Salmon populations that should have taken decades to reestablish were thriving within years. Steelhead trout appeared in record numbers. Even species that hadn't been documented in the Elwha for generations began showing up as if they had been waiting just downstream for the concrete to disappear.

The river seemed to be healing itself faster than human science could measure the recovery.

The Funeral Becomes a Celebration

For the Lower Elwha Klallam Tribe, watching their river return from the dead felt like witnessing a miracle. Tribal members who had attended funeral ceremonies for the river in their youth now brought their grandchildren to witness salmon runs that their own grandparents had only heard about in stories.

"We held ceremonies to mourn the river," said tribal chairman Frances Charles. "Now we hold ceremonies to welcome it home."
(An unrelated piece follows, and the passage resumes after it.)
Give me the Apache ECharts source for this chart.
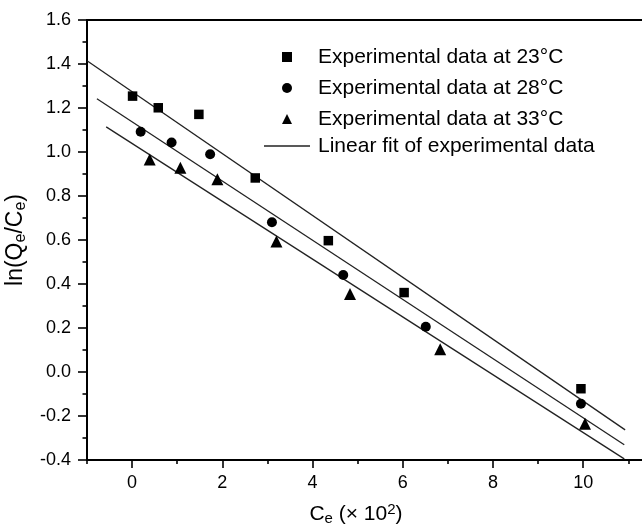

The psychological impact was as profound as the ecological one. A community that had spent generations grieving the loss of their ancestral waters suddenly found themselves custodians of a reborn ecosystem.

Lessons From a Liquid Phoenix

The Elwha River's resurrection has become a template for dam removal projects across America. But it also raises deeper questions about the resilience of natural systems and the speed at which environmental damage can be reversed when we simply get out of nature's way.

Today, the Elwha flows free from its headwaters in Olympic National Park to the Strait of Juan de Fuca, carrying sediment and salmon just as it did before the dams were built. The river that died in 1913 and was mourned for a century has proven that sometimes, the most powerful force in nature is simply the opportunity to remember what it used to be.

Standing beside the Elwha today, it's almost impossible to believe that massive concrete dams once turned this vibrant ecosystem into a series of lifeless pools. The river has erased nearly every trace of its century-long death, flowing toward the sea as if the dams had never existed at all.